* PROBLEM TO SOLVE: Leave out the images; return the rest of the data exactly.

++++

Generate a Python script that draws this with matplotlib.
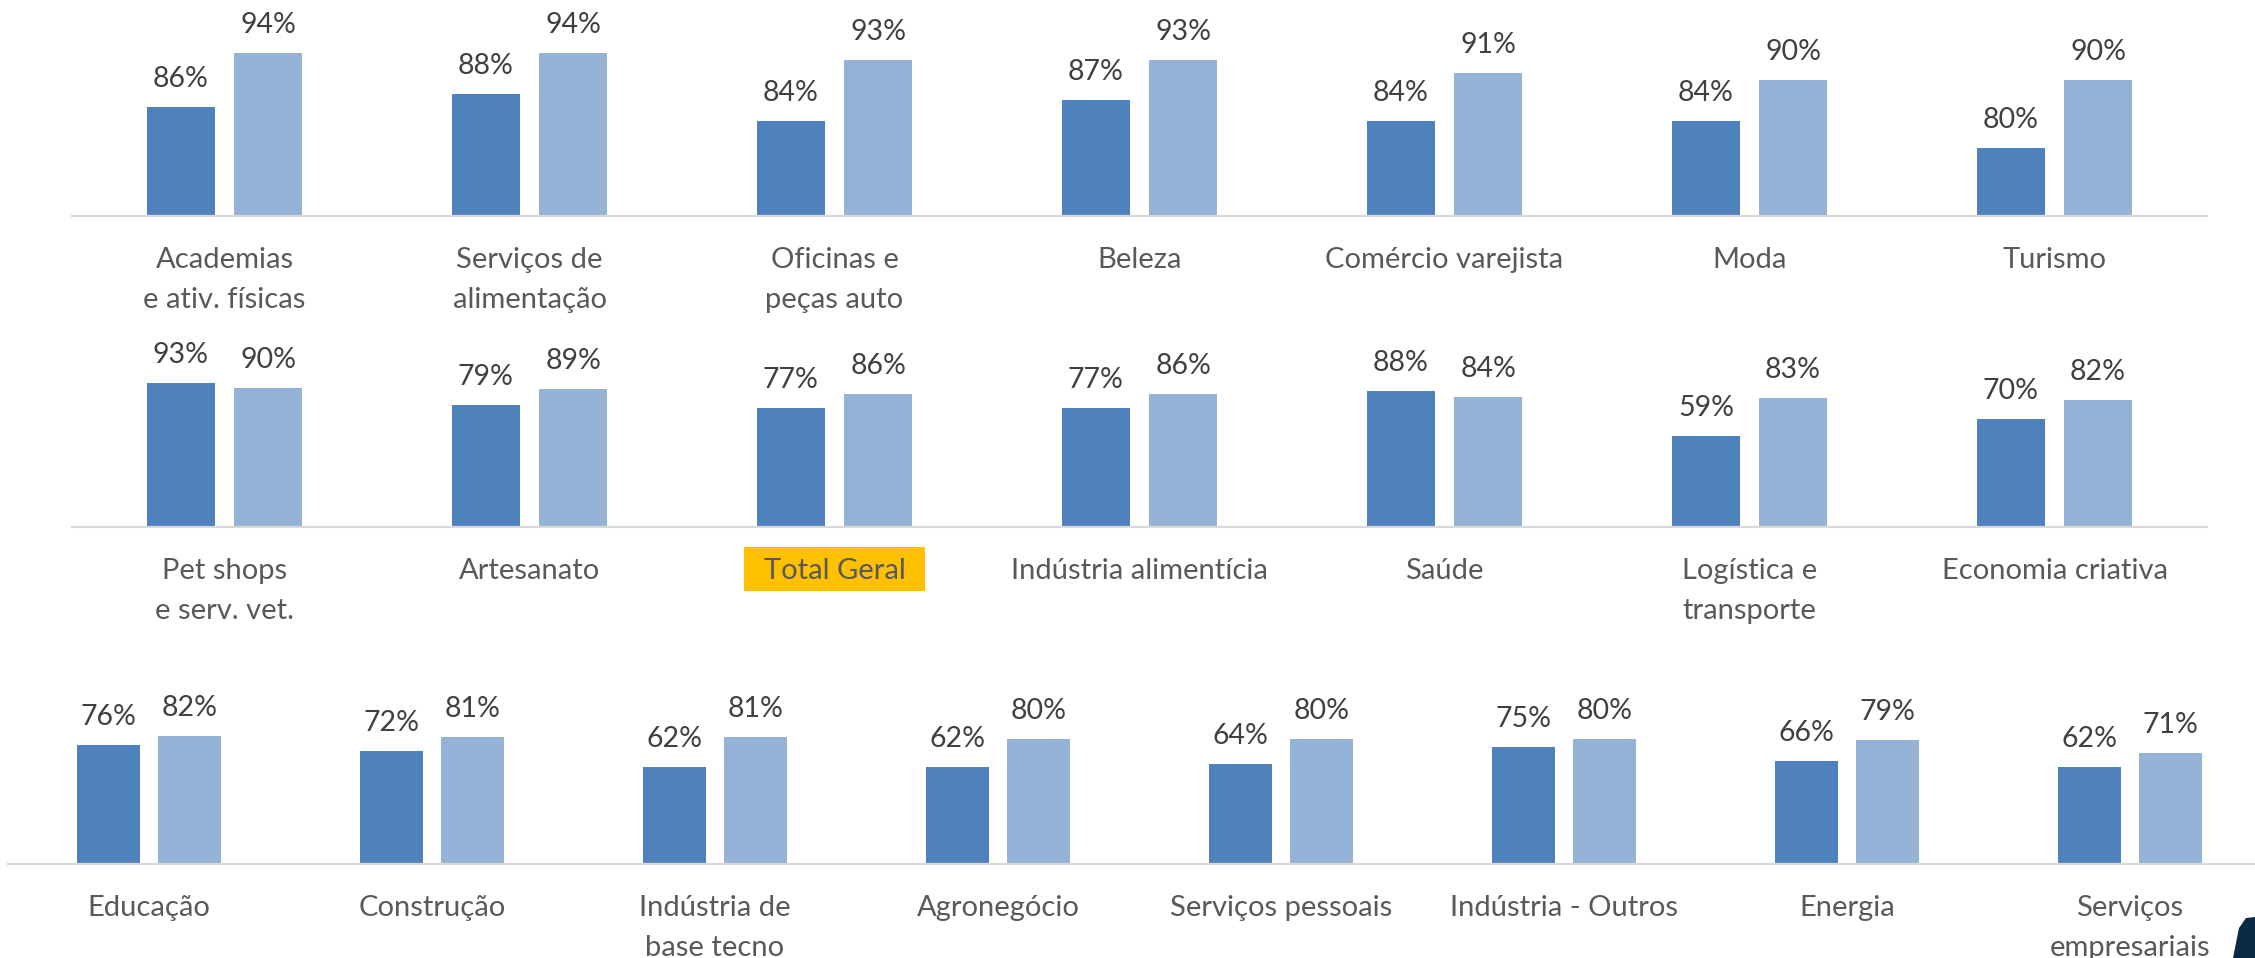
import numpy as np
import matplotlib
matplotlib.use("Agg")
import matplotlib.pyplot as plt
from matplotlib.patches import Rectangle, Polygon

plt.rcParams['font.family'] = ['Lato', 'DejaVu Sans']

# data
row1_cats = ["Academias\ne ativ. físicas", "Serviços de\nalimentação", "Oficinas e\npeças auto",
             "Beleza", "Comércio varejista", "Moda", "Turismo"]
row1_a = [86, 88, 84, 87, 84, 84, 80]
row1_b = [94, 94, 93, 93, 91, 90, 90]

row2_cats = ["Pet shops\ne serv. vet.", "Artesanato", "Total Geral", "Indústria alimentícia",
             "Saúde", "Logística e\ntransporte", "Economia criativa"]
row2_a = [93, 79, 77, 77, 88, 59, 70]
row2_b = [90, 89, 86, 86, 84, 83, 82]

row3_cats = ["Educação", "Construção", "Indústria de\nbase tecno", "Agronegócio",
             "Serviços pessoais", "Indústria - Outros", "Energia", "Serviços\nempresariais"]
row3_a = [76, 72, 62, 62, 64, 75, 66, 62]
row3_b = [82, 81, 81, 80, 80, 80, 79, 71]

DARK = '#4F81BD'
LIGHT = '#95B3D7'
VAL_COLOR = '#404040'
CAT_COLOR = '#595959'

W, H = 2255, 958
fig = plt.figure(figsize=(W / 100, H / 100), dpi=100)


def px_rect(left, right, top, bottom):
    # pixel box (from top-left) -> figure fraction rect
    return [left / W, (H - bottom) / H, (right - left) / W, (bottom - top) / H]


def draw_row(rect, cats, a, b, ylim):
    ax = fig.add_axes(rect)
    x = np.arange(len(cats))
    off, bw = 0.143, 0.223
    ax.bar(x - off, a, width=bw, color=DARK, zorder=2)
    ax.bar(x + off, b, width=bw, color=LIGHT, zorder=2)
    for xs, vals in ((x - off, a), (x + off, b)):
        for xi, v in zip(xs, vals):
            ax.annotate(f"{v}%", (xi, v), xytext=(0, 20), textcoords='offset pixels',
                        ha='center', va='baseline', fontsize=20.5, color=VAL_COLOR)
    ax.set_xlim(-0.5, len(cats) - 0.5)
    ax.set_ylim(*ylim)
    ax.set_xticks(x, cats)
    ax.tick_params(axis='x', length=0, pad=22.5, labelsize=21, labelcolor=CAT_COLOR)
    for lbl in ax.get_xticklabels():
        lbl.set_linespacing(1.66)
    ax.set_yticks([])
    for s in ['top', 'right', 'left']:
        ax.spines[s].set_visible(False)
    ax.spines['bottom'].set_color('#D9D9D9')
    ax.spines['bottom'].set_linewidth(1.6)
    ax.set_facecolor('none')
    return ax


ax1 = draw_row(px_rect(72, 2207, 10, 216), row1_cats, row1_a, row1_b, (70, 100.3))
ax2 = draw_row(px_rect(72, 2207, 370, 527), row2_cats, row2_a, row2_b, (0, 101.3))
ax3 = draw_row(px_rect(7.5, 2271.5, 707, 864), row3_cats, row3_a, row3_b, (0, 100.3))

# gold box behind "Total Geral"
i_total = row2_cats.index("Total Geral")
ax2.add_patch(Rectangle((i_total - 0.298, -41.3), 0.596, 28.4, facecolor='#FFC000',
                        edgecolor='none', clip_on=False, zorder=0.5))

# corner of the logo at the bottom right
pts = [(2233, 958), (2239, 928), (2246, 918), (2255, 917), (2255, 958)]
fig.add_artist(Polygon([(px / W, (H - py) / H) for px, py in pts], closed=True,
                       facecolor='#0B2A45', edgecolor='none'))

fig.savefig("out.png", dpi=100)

++++

* PROBLEM SOLUTION:
Generate a Python script that draws this with matplotlib.
import numpy as np
import matplotlib
matplotlib.use("Agg")
import matplotlib.pyplot as plt
from matplotlib.patches import Rectangle, Polygon

plt.rcParams['font.family'] = ['Lato', 'DejaVu Sans']

# data
row1_cats = ["Academias\ne ativ. físicas", "Serviços de\nalimentação", "Oficinas e\npeças auto",
             "Beleza", "Comércio varejista", "Moda", "Turismo"]
row1_a = [86, 88, 84, 87, 84, 84, 80]
row1_b = [94, 94, 93, 93, 91, 90, 90]

row2_cats = ["Pet shops\ne serv. vet.", "Artesanato", "Total Geral", "Indústria alimentícia",
             "Saúde", "Logística e\ntransporte", "Economia criativa"]
row2_a = [93, 79, 77, 77, 88, 59, 70]
row2_b = [90, 89, 86, 86, 84, 83, 82]

row3_cats = ["Educação", "Construção", "Indústria de\nbase tecno", "Agronegócio",
             "Serviços pessoais", "Indústria - Outros", "Energia", "Serviços\nempresariais"]
row3_a = [76, 72, 62, 62, 64, 75, 66, 62]
row3_b = [82, 81, 81, 80, 80, 80, 79, 71]

DARK = '#4F81BD'
LIGHT = '#95B3D7'
VAL_COLOR = '#404040'
CAT_COLOR = '#595959'

W, H = 2255, 958
fig = plt.figure(figsize=(W / 100, H / 100), dpi=100)


def px_rect(left, right, top, bottom):
    # pixel box (from top-left) -> figure fraction rect
    return [left / W, (H - bottom) / H, (right - left) / W, (bottom - top) / H]


def draw_row(rect, cats, a, b, ylim):
    ax = fig.add_axes(rect)
    x = np.arange(len(cats))
    off, bw = 0.143, 0.223
    ax.bar(x - off, a, width=bw, color=DARK, zorder=2)
    ax.bar(x + off, b, width=bw, color=LIGHT, zorder=2)
    for xs, vals in ((x - off, a), (x + off, b)):
        for xi, v in zip(xs, vals):
            ax.annotate(f"{v}%", (xi, v), xytext=(0, 20), textcoords='offset pixels',
                        ha='center', va='baseline', fontsize=20.5, color=VAL_COLOR)
    ax.set_xlim(-0.5, len(cats) - 0.5)
    ax.set_ylim(*ylim)
    ax.set_xticks(x, cats)
    ax.tick_params(axis='x', length=0, pad=22.5, labelsize=21, labelcolor=CAT_COLOR)
    for lbl in ax.get_xticklabels():
        lbl.set_linespacing(1.66)
    ax.set_yticks([])
    for s in ['top', 'right', 'left']:
        ax.spines[s].set_visible(False)
    ax.spines['bottom'].set_color('#D9D9D9')
    ax.spines['bottom'].set_linewidth(1.6)
    ax.set_facecolor('none')
    return ax


ax1 = draw_row(px_rect(72, 2207, 10, 216), row1_cats, row1_a, row1_b, (70, 100.3))
ax2 = draw_row(px_rect(72, 2207, 370, 527), row2_cats, row2_a, row2_b, (0, 101.3))
ax3 = draw_row(px_rect(7.5, 2271.5, 707, 864), row3_cats, row3_a, row3_b, (0, 100.3))

# gold box behind "Total Geral"
i_total = row2_cats.index("Total Geral")
ax2.add_patch(Rectangle((i_total - 0.298, -41.3), 0.596, 28.4, facecolor='#FFC000',
                        edgecolor='none', clip_on=False, zorder=0.5))

# corner of the logo at the bottom right
pts = [(2233, 958), (2239, 928), (2246, 918), (2255, 917), (2255, 958)]
fig.add_artist(Polygon([(px / W, (H - py) / H) for px, py in pts], closed=True,
                       facecolor='#0B2A45', edgecolor='none'))

fig.savefig("out.png", dpi=100)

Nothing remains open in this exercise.